▸ **SET EXERCISE**
Copy the material that follows word for word and omit its pictures.

▸ **DATA**
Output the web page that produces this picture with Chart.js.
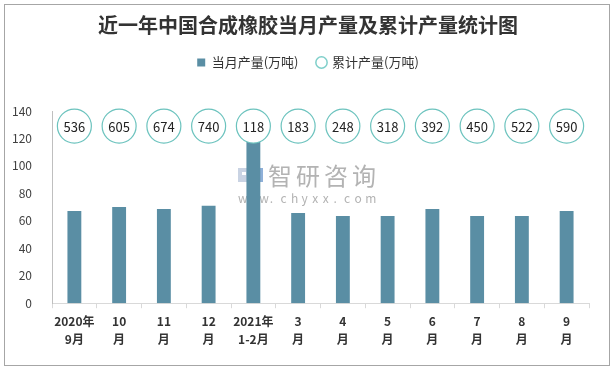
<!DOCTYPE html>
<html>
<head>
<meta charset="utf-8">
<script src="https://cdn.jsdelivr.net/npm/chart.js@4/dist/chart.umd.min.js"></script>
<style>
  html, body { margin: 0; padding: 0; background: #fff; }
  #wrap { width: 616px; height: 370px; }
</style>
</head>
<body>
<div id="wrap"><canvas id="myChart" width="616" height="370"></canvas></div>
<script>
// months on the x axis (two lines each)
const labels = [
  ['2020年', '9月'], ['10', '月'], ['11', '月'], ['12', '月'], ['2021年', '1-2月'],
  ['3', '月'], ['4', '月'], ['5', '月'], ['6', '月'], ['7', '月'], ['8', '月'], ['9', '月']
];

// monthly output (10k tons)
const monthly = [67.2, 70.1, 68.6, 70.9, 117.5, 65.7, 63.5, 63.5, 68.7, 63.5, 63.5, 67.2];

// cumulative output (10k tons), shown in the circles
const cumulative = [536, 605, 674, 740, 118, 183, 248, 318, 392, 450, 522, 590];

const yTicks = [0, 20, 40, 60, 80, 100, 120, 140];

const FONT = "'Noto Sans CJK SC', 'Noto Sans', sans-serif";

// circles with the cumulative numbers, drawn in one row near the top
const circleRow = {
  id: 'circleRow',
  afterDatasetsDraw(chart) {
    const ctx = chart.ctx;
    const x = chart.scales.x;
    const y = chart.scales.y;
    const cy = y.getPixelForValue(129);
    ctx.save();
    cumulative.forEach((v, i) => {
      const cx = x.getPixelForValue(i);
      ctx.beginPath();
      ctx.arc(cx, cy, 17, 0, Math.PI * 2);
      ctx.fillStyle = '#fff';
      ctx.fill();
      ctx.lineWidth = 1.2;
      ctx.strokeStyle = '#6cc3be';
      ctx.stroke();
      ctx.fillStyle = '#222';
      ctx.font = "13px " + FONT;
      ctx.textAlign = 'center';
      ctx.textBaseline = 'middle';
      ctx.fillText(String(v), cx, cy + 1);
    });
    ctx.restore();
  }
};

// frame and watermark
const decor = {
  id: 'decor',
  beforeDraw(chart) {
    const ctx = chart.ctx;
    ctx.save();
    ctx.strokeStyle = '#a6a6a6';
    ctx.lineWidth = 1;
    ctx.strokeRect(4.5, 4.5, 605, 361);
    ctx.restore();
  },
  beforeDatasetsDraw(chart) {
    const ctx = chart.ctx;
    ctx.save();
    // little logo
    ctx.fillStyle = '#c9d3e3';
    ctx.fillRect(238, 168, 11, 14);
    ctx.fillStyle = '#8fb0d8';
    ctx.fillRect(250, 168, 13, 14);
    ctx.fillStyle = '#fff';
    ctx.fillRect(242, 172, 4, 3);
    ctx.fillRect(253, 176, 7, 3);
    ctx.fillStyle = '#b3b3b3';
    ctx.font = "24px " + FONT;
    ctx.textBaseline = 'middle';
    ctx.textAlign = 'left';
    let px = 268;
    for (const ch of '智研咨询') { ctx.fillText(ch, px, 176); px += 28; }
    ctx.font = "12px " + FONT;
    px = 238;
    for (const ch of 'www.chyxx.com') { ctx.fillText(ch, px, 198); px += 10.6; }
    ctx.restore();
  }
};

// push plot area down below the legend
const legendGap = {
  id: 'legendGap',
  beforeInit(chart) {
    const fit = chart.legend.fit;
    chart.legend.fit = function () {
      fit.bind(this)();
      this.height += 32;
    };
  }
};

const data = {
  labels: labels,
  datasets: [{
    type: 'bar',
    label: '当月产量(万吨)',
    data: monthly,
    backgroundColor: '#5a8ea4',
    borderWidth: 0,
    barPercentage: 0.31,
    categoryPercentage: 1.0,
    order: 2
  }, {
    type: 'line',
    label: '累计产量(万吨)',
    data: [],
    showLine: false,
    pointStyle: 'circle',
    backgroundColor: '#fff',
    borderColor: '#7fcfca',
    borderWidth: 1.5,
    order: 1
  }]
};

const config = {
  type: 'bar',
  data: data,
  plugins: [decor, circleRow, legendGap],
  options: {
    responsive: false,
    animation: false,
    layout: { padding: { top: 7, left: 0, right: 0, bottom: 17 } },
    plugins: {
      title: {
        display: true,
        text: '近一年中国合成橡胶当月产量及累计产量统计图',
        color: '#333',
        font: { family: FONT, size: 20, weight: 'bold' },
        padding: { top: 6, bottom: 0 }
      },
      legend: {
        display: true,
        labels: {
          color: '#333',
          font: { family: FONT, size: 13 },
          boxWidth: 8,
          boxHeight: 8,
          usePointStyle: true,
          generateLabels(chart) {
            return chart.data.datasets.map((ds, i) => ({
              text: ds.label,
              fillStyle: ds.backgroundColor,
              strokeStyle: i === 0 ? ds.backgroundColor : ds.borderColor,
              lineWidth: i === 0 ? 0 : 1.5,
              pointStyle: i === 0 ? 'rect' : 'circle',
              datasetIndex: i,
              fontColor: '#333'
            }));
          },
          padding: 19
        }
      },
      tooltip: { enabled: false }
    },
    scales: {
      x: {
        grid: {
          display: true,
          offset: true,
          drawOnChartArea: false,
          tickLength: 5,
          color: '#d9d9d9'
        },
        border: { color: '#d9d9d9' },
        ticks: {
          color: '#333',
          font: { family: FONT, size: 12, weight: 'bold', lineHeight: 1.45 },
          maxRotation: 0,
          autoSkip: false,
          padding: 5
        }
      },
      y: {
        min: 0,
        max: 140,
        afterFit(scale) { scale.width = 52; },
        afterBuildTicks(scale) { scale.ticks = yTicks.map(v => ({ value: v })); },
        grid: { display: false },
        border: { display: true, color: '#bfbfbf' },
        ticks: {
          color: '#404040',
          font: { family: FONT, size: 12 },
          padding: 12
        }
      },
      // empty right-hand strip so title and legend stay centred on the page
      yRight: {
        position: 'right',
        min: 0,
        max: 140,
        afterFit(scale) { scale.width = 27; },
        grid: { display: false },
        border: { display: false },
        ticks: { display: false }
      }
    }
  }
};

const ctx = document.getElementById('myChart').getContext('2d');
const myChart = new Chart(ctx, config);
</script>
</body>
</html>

▸ **RESPONSE TO THE TASK**
Output the web page that produces this picture with Chart.js.
<!DOCTYPE html>
<html>
<head>
<meta charset="utf-8">
<script src="https://cdn.jsdelivr.net/npm/chart.js@4/dist/chart.umd.min.js"></script>
<style>
  html, body { margin: 0; padding: 0; background: #fff; }
  #wrap { width: 616px; height: 370px; }
</style>
</head>
<body>
<div id="wrap"><canvas id="myChart" width="616" height="370"></canvas></div>
<script>
// months on the x axis (two lines each)
const labels = [
  ['2020年', '9月'], ['10', '月'], ['11', '月'], ['12', '月'], ['2021年', '1-2月'],
  ['3', '月'], ['4', '月'], ['5', '月'], ['6', '月'], ['7', '月'], ['8', '月'], ['9', '月']
];

// monthly output (10k tons)
const monthly = [67.2, 70.1, 68.6, 70.9, 117.5, 65.7, 63.5, 63.5, 68.7, 63.5, 63.5, 67.2];

// cumulative output (10k tons), shown in the circles
const cumulative = [536, 605, 674, 740, 118, 183, 248, 318, 392, 450, 522, 590];

const yTicks = [0, 20, 40, 60, 80, 100, 120, 140];

const FONT = "'Noto Sans CJK SC', 'Noto Sans', sans-serif";

// circles with the cumulative numbers, drawn in one row near the top
const circleRow = {
  id: 'circleRow',
  afterDatasetsDraw(chart) {
    const ctx = chart.ctx;
    const x = chart.scales.x;
    const y = chart.scales.y;
    const cy = y.getPixelForValue(129);
    ctx.save();
    cumulative.forEach((v, i) => {
      const cx = x.getPixelForValue(i);
      ctx.beginPath();
      ctx.arc(cx, cy, 17, 0, Math.PI * 2);
      ctx.fillStyle = '#fff';
      ctx.fill();
      ctx.lineWidth = 1.2;
      ctx.strokeStyle = '#6cc3be';
      ctx.stroke();
      ctx.fillStyle = '#222';
      ctx.font = "13px " + FONT;
      ctx.textAlign = 'center';
      ctx.textBaseline = 'middle';
      ctx.fillText(String(v), cx, cy + 1);
    });
    ctx.restore();
  }
};

// frame and watermark
const decor = {
  id: 'decor',
  beforeDraw(chart) {
    const ctx = chart.ctx;
    ctx.save();
    ctx.strokeStyle = '#a6a6a6';
    ctx.lineWidth = 1;
    ctx.strokeRect(4.5, 4.5, 605, 361);
    ctx.restore();
  },
  beforeDatasetsDraw(chart) {
    const ctx = chart.ctx;
    ctx.save();
    // little logo
    ctx.fillStyle = '#c9d3e3';
    ctx.fillRect(238, 168, 11, 14);
    ctx.fillStyle = '#8fb0d8';
    ctx.fillRect(250, 168, 13, 14);
    ctx.fillStyle = '#fff';
    ctx.fillRect(242, 172, 4, 3);
    ctx.fillRect(253, 176, 7, 3);
    ctx.fillStyle = '#b3b3b3';
    ctx.font = "24px " + FONT;
    ctx.textBaseline = 'middle';
    ctx.textAlign = 'left';
    let px = 268;
    for (const ch of '智研咨询') { ctx.fillText(ch, px, 176); px += 28; }
    ctx.font = "12px " + FONT;
    px = 238;
    for (const ch of 'www.chyxx.com') { ctx.fillText(ch, px, 198); px += 10.6; }
    ctx.restore();
  }
};

// push plot area down below the legend
const legendGap = {
  id: 'legendGap',
  beforeInit(chart) {
    const fit = chart.legend.fit;
    chart.legend.fit = function () {
      fit.bind(this)();
      this.height += 32;
    };
  }
};

const data = {
  labels: labels,
  datasets: [{
    type: 'bar',
    label: '当月产量(万吨)',
    data: monthly,
    backgroundColor: '#5a8ea4',
    borderWidth: 0,
    barPercentage: 0.31,
    categoryPercentage: 1.0,
    order: 2
  }, {
    type: 'line',
    label: '累计产量(万吨)',
    data: [],
    showLine: false,
    pointStyle: 'circle',
    backgroundColor: '#fff',
    borderColor: '#7fcfca',
    borderWidth: 1.5,
    order: 1
  }]
};

const config = {
  type: 'bar',
  data: data,
  plugins: [decor, circleRow, legendGap],
  options: {
    responsive: false,
    animation: false,
    layout: { padding: { top: 7, left: 0, right: 0, bottom: 17 } },
    plugins: {
      title: {
        display: true,
        text: '近一年中国合成橡胶当月产量及累计产量统计图',
        color: '#333',
        font: { family: FONT, size: 20, weight: 'bold' },
        padding: { top: 6, bottom: 0 }
      },
      legend: {
        display: true,
        labels: {
          color: '#333',
          font: { family: FONT, size: 13 },
          boxWidth: 8,
          boxHeight: 8,
          usePointStyle: true,
          generateLabels(chart) {
            return chart.data.datasets.map((ds, i) => ({
              text: ds.label,
              fillStyle: ds.backgroundColor,
              strokeStyle: i === 0 ? ds.backgroundColor : ds.borderColor,
              lineWidth: i === 0 ? 0 : 1.5,
              pointStyle: i === 0 ? 'rect' : 'circle',
              datasetIndex: i,
              fontColor: '#333'
            }));
          },
          padding: 19
        }
      },
      tooltip: { enabled: false }
    },
    scales: {
      x: {
        grid: {
          display: true,
          offset: true,
          drawOnChartArea: false,
          tickLength: 5,
          color: '#d9d9d9'
        },
        border: { color: '#d9d9d9' },
        ticks: {
          color: '#333',
          font: { family: FONT, size: 12, weight: 'bold', lineHeight: 1.45 },
          maxRotation: 0,
          autoSkip: false,
          padding: 5
        }
      },
      y: {
        min: 0,
        max: 140,
        afterFit(scale) { scale.width = 52; },
        afterBuildTicks(scale) { scale.ticks = yTicks.map(v => ({ value: v })); },
        grid: { display: false },
        border: { display: true, color: '#bfbfbf' },
        ticks: {
          color: '#404040',
          font: { family: FONT, size: 12 },
          padding: 12
        }
      },
      // empty right-hand strip so title and legend stay centred on the page
      yRight: {
        position: 'right',
        min: 0,
        max: 140,
        afterFit(scale) { scale.width = 27; },
        grid: { display: false },
        border: { display: false },
        ticks: { display: false }
      }
    }
  }
};

const ctx = document.getElementById('myChart').getContext('2d');
const myChart = new Chart(ctx, config);
</script>
</body>
</html>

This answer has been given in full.